If America accepts the idea of fighting endless wars, it will have to accept something else as well: that the costs of war are similarly endless. I’m thinking about the trillions of dollars, the million or more “enemy” dead (including civilians of every imaginable sort), the tens of thousands of American combat casualties, those 20 veteran suicides each day, and the diminished lives of those who survive them all. There’s that pain, carried by an unknown number of women and men, that won’t go away, ever, and that goes by the label “moral injury.”

The Lasting Pain of War

When I started my new novel, Hooper’s War, a what-if about the end of World War II in the Pacific, I had in mind just that pain. I was thinking — couldn’t stop thinking, in fact — about what really happens to people in war, combatants and civilians alike. The need to tell that story grew in large part out of my own experiences in Iraq, where I spent a year embedded with a combat unit as a US State Department employee, and where I witnessed, among so many other horrors, two soldier suicides.

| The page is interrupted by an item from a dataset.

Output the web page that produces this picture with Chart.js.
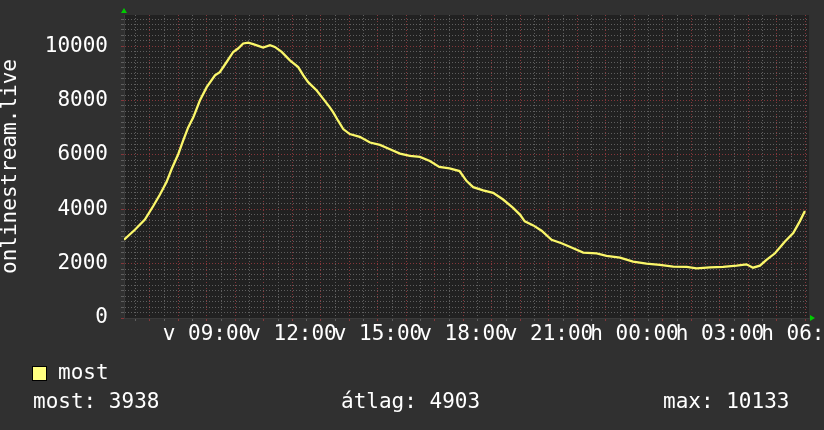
<!DOCTYPE html>
<html>
<head>
<meta charset="utf-8">
<script src="https://cdn.jsdelivr.net/npm/chart.js@4"></script>
<style>
  html, body { margin: 0; padding: 0; background: #303030; }
</style>
</head>
<body>
<canvas id="chart" width="824" height="430"></canvas>
<script>
// time of day in hours since midnight (v = vasárnap, values > 24 are hétfő)
const hours = [6.09, 6.47, 6.82, 7.11, 7.35, 7.58, 7.76, 7.99, 8.16, 8.34, 8.52, 8.75, 8.99, 9.28, 9.45, 9.69, 9.92,
  10.09, 10.27, 10.45, 10.62, 10.80, 10.97, 11.21, 11.38, 11.62, 11.91, 12.20, 12.38, 12.55, 12.85, 13.08, 13.31,
  13.43, 13.60, 13.78, 14.01, 14.36, 14.72, 15.07, 15.42, 15.77, 16.12, 16.47, 16.82, 17.15, 17.51, 17.86, 18.11,
  18.34, 18.69, 19.04, 19.39, 19.74, 19.98, 20.15, 20.45, 20.74, 21.09, 21.44, 21.79, 22.20, 22.67, 23.02, 23.49,
  23.95, 24.42, 24.89, 25.36, 25.83, 26.18, 26.65, 27.11, 27.58, 27.93, 28.16, 28.40, 28.63, 28.93, 29.28, 29.57,
  29.80, 29.98];
const viewers = [2880, 3248, 3619, 4111, 4544, 5000, 5480, 6026, 6519, 7011, 7381, 8000, 8493, 8926, 9048, 9419, 9789,
  9915, 10100, 10133, 10074, 10011, 9952, 10037, 9974, 9789, 9481, 9233, 8926, 8678, 8370, 8063, 7752,
  7567, 7259, 6952, 6767, 6667, 6456, 6370, 6211, 6048, 5963, 5926, 5778, 5556, 5507, 5407, 5037,
  4815, 4693, 4604, 4359, 4048, 3804, 3556, 3407, 3211, 2878, 2752, 2593, 2407, 2381, 2285, 2222,
  2074, 2000, 1952, 1889, 1878, 1826, 1863, 1878, 1926, 1974, 1852, 1926, 2137, 2381, 2815, 3122,
  3556, 3938];

const labelHours = [9, 12, 15, 18, 21, 24, 27, 30];
const timeLabels = ['v 09:00', 'v 12:00', 'v 15:00', 'v 18:00', 'v 21:00', 'h 00:00', 'h 03:00', 'h 06:00'];
const statLabels = ['most: 3938', 'átlag: 4903', 'max: 10133'];
const seriesName = 'most';
const axisTitle = 'onlinestream.live';

const MONO = "'DejaVu Sans Mono', monospace";
const FONT_SIZE = 21;
const minorGrid = '#5e5e5e';
const majorGrid = '#85363a';

const buildTicks = (from, to, step) => {
    const out = [];
    for (let v = from; v <= to + 1e-9; v += step) out.push({ value: Math.round(v * 100) / 100 });
    return out;
};

const decorations = {
    id: 'decorations',
    beforeDraw(chart) {
        const { ctx, chartArea: a } = chart;
        ctx.save();
        ctx.fillStyle = '#303030';
        ctx.fillRect(0, 0, chart.width, chart.height);
        ctx.fillStyle = '#212121';
        ctx.fillRect(a.left, a.top, a.right - a.left, a.bottom - a.top);
        ctx.restore();
    },
    afterDraw(chart) {
        const { ctx, chartArea: a } = chart;
        ctx.save();
        // axis arrows
        ctx.fillStyle = '#00cc00';
        ctx.beginPath();
        ctx.moveTo(a.left - 3, a.top - 2);
        ctx.lineTo(a.left + 3, a.top - 2);
        ctx.lineTo(a.left, a.top - 7);
        ctx.closePath();
        ctx.fill();
        ctx.beginPath();
        ctx.moveTo(a.right + 1, a.bottom - 3);
        ctx.lineTo(a.right + 1, a.bottom + 3);
        ctx.lineTo(a.right + 6, a.bottom);
        ctx.closePath();
        ctx.fill();

        // legend + stats
        ctx.fillStyle = '#ffff80';
        ctx.fillRect(32, 366, 15, 15);
        ctx.strokeStyle = '#000000';
        ctx.lineWidth = 1;
        ctx.strokeRect(32.5, 366.5, 14, 14);
        ctx.fillStyle = '#ffffff';
        ctx.font = `${FONT_SIZE}px ${MONO}`;
        ctx.textBaseline = 'middle';
        ctx.fillText(seriesName, 58, 374);
        const statX = [33, 341, 663];
        statLabels.forEach((t, i) => ctx.fillText(t, statX[i], 403));
        ctx.restore();
    }
};

new Chart(document.getElementById('chart'), {
    type: 'line',
    data: {
        datasets: [{
            label: seriesName,
            data: hours.map((h, i) => ({ x: h, y: viewers[i] })),
            borderColor: '#fbf76a',
            borderWidth: 2.3,
            pointRadius: 0,
            tension: 0,
            fill: false
        }]
    },
    options: {
        responsive: false,
        animation: false,
        devicePixelRatio: 1,
        layout: { padding: { top: 15, right: 15, left: 0, bottom: 0 } },
        plugins: { legend: { display: false }, tooltip: { enabled: false } },
        scales: {
            x: {
                type: 'linear',
                min: 6.088,
                max: 30.123,
                afterBuildTicks: (scale) => { scale.ticks = buildTicks(6.5, 30, 0.5); },
                afterFit: (scale) => { scale.height = 112; scale.paddingLeft = 0; scale.paddingRight = 0; },
                ticks: {
                    autoSkip: false,
                    maxRotation: 0,
                    minRotation: 0,
                    padding: 1,
                    color: '#ffffff',
                    font: { family: MONO, size: FONT_SIZE },
                    callback: (v) => {
                        const i = labelHours.indexOf(v);
                        return i >= 0 ? timeLabels[i] : '';
                    }
                },
                grid: {
                    color: (c) => (c.tick && Number.isInteger(c.tick.value) ? majorGrid : minorGrid),
                    tickLength: 3,
                    tickBorderDash: [],
                    lineWidth: 1
                },
                border: { display: true, color: '#3a3a3a', dash: [1, 2] }
            },
            y: {
                min: 0,
                max: 11148,
                afterBuildTicks: (scale) => { scale.ticks = buildTicks(0, 11000, 200); },
                afterFit: (scale) => { scale.width = 124; scale.paddingTop = 0; scale.paddingBottom = 0; },
                ticks: {
                    autoSkip: false,
                    padding: 13,
                    color: '#ffffff',
                    font: { family: MONO, size: FONT_SIZE },
                    callback: (v) => (v % 2000 === 0 ? String(v) : '')
                },
                grid: {
                    color: (c) => (c.tick && c.tick.value % 2000 === 0 ? majorGrid : minorGrid),
                    tickLength: 3,
                    tickBorderDash: [],
                    lineWidth: 1
                },
                border: { display: true, color: '#3a3a3a', dash: [1, 2] },
                title: {
                    display: true,
                    text: axisTitle,
                    color: '#ffffff',
                    font: { family: MONO, size: FONT_SIZE, lineHeight: 1 },
                    padding: { top: 0, bottom: 0 }
                }
            }
        }
    },
    plugins: [decorations]
});
</script>
</body>
</html>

The new book began one day when Facebook retrieved photos of Iraqi children I had posted years ago, with a cheery “See Your Memories” caption on them. Oh yes, I remembered. Then, on the news, I began seeing places in Iraq familiar to me, but this time being overrun by Islamic State militants or later being re-retaken with the help of another generation of young Americans. And I kept running into people who’d been involved in my war and were all too ready to share too many drinks and tell me too much about what I was already up all too many nights thinking about.